Southwest has also partnered with Yahoo to offer an in-flight homepage with “destination-relevant content,” including a flight tracker and local news. The flight tracker will allow passengers to view fly-over points of interest along the route, with images from Flickr.

Southwest joins several domestic competitors already offering in-flight Internet on a limited basis, including American Airlines, Virgin America and Delta Air Lines. JetBlue also offers a text/e-mail service on one aircraft.

But Southwest is the only airline using satellites to deploy its service, which will allow Internet connection to remain turned on when the aircraft is flying over water. Other carriers, which are working with Chicago-based Aircell, use ground cellular towers to beam transmission, and their connection is available only when flying over land.

“We believe the aircraft-to-satellite technology is the most robust solution in the industry,” Ridley says.
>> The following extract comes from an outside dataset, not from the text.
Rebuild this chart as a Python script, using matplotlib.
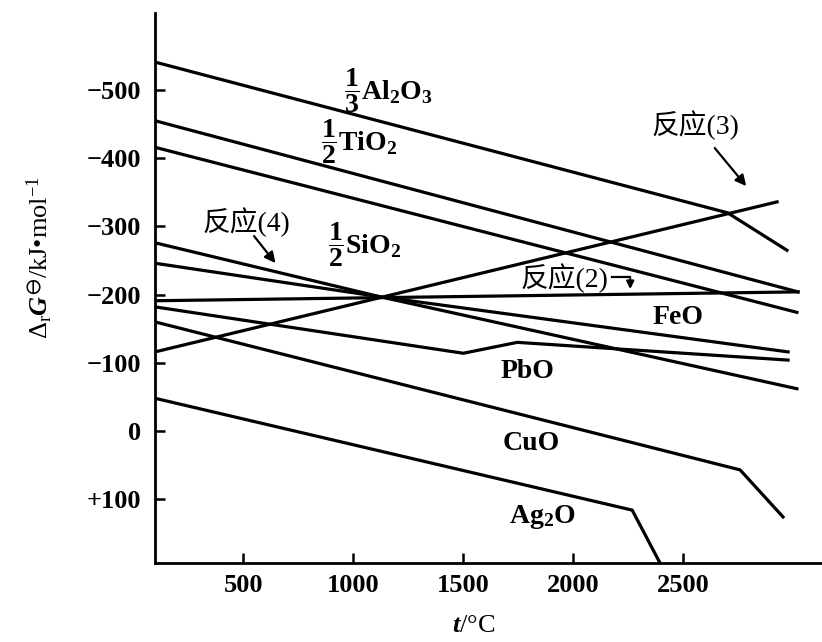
import matplotlib
matplotlib.use("Agg")
import matplotlib.pyplot as plt
from matplotlib.ticker import FixedLocator, FixedFormatter

# temperature (degC) / Delta_r G (kJ/mol)
t_al = [100, 2700, 2970]
g_al = [-541, -320, -265]
t_ti = [100, 3020]
g_ti = [-455, -204]
t_si = [100, 3015]
g_si = [-416, -174]
t_r4 = [100, 1120, 3015]
g_r4 = [-276, -197, -62]
t_fe = [100, 1120, 2975]
g_fe = [-246, -197, -116]
t_r2 = [100, 3020]
g_r2 = [-191, -204]
t_pb = [100, 1500, 1745, 2975]
g_pb = [-182, -114, -130, -104]
t_cu = [100, 2757, 2952]
g_cu = [-160, 57, 126]
t_r3 = [100, 2925]
g_r3 = [-116, -336]
t_ag = [100, 2267, 2394]
g_ag = [-48, 116, 194]

xticks = [500, 1000, 1500, 2000, 2500]
yticks = [-500, -400, -300, -200, -100, 0, 100]
ytick_labels = ["\u2212500", "\u2212400", "\u2212300", "\u2212200", "\u2212100", "0", "+100"]

fam = ['Liberation Serif', 'DejaVu Sans', 'Noto Sans CJK SC']
plt.rcParams['font.family'] = fam
plt.rcParams['font.weight'] = 'bold'
plt.rcParams['mathtext.fontset'] = 'custom'
plt.rcParams['mathtext.rm'] = 'Liberation Serif:bold'
plt.rcParams['mathtext.it'] = 'Liberation Serif:italic:bold'
plt.rcParams['mathtext.bf'] = 'Liberation Serif:bold'
plt.rcParams['mathtext.default'] = 'regular'

fig = plt.figure(figsize=(8.22, 6.42), dpi=100)
ax = fig.add_axes([0.1886, 0.1231, 0.8114, 0.8567])

lw = 2.3
for tt, gg in [(t_al, g_al), (t_ti, g_ti), (t_si, g_si), (t_r4, g_r4), (t_fe, g_fe),
               (t_r2, g_r2), (t_pb, g_pb), (t_cu, g_cu), (t_r3, g_r3), (t_ag, g_ag)]:
    ax.plot(tt, gg, c='black', lw=lw, solid_joinstyle='miter')

ax.set_xlim(100, 3129)
ax.set_ylim(193.5, -613)

ax.spines['top'].set_visible(False)
ax.spines['right'].set_visible(False)
ax.spines['left'].set_linewidth(2)
ax.spines['bottom'].set_linewidth(2)
ax.xaxis.set_major_locator(FixedLocator(xticks))
ax.yaxis.set_major_locator(FixedLocator(yticks))
ax.yaxis.set_major_formatter(FixedFormatter(ytick_labels))
ax.tick_params(direction='in', width=1.8, length=7, labelsize=19, pad=10)
ax.tick_params(axis='x', pad=8)
for lab in ax.get_xticklabels() + ax.get_yticklabels():
    lab.set_fontweight('bold')

ax.set_xlabel("$\\mathit{t}$/\u00b0C", fontsize=19)
ax.xaxis.set_label_coords(0.477, -0.095)
ax.set_ylabel("$\\Delta_{r}\\mathit{G}^{\\ominus}$/kJ\u2022mol$^{-1}$", fontsize=19)
ax.yaxis.set_label_coords(-0.15, 0.556)

fs = 20
ax.text(960, -499, "$\\dfrac{1}{3}$Al$_2$O$_3$", fontsize=fs, va='center', ha='left')
ax.text(855, -424, "$\\dfrac{1}{2}$TiO$_2$", fontsize=fs, va='center', ha='left')
ax.text(885, -273, "$\\dfrac{1}{2}$SiO$_2$", fontsize=fs, va='center', ha='left')
ax.text(2476, -167, "FeO", fontsize=fs, va='center', ha='center')
ax.text(1790, -87, "PbO", fontsize=fs, va='center', ha='center')
ax.text(1808, 18, "CuO", fontsize=fs, va='center', ha='center')
ax.text(1858, 126, "Ag$_2$O", fontsize=fs, va='center', ha='center')

ax.text(515, -306, "反应(4)", fontsize=20, va='center', ha='center', fontweight='normal')
ax.annotate("", xy=(655, -243), xytext=(542, -289),
            arrowprops=dict(arrowstyle='-|>', color='black', lw=1.6, mutation_scale=16))
ax.text(2553, -449, "反应(3)", fontsize=20, va='center', ha='center', fontweight='normal')
ax.annotate("", xy=(2793, -356), xytext=(2634, -418),
            arrowprops=dict(arrowstyle='-|>', color='black', lw=1.6, mutation_scale=16))
ax.text(1958, -224, "反应(2)", fontsize=20, va='center', ha='center', fontweight='normal')
ax.plot([2176, 2258], [-226, -226], c='black', lw=1.6)
ax.annotate("", xy=(2258, -204), xytext=(2258, -227),
            arrowprops=dict(arrowstyle='-|>', color='black', lw=1.6, mutation_scale=11))

fig.savefig("out.png", dpi=100)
The previous generation of in-flight Wi-Fi, operated by Connexion by Boeing, was shut off at the end of 2006. Its satellite-based system proved to be too expensive for domestic carriers, and Connexion couldn’t find enough passenger demand for the $30-a-flight service.

Still, customers and airlines’ interest in affordable in-flight Wi-Fi persisted, leading to several technology companies vying for the business.

Guidon said in December that Row 44’s equipment is cheaper and easier to install than Connexion’s system.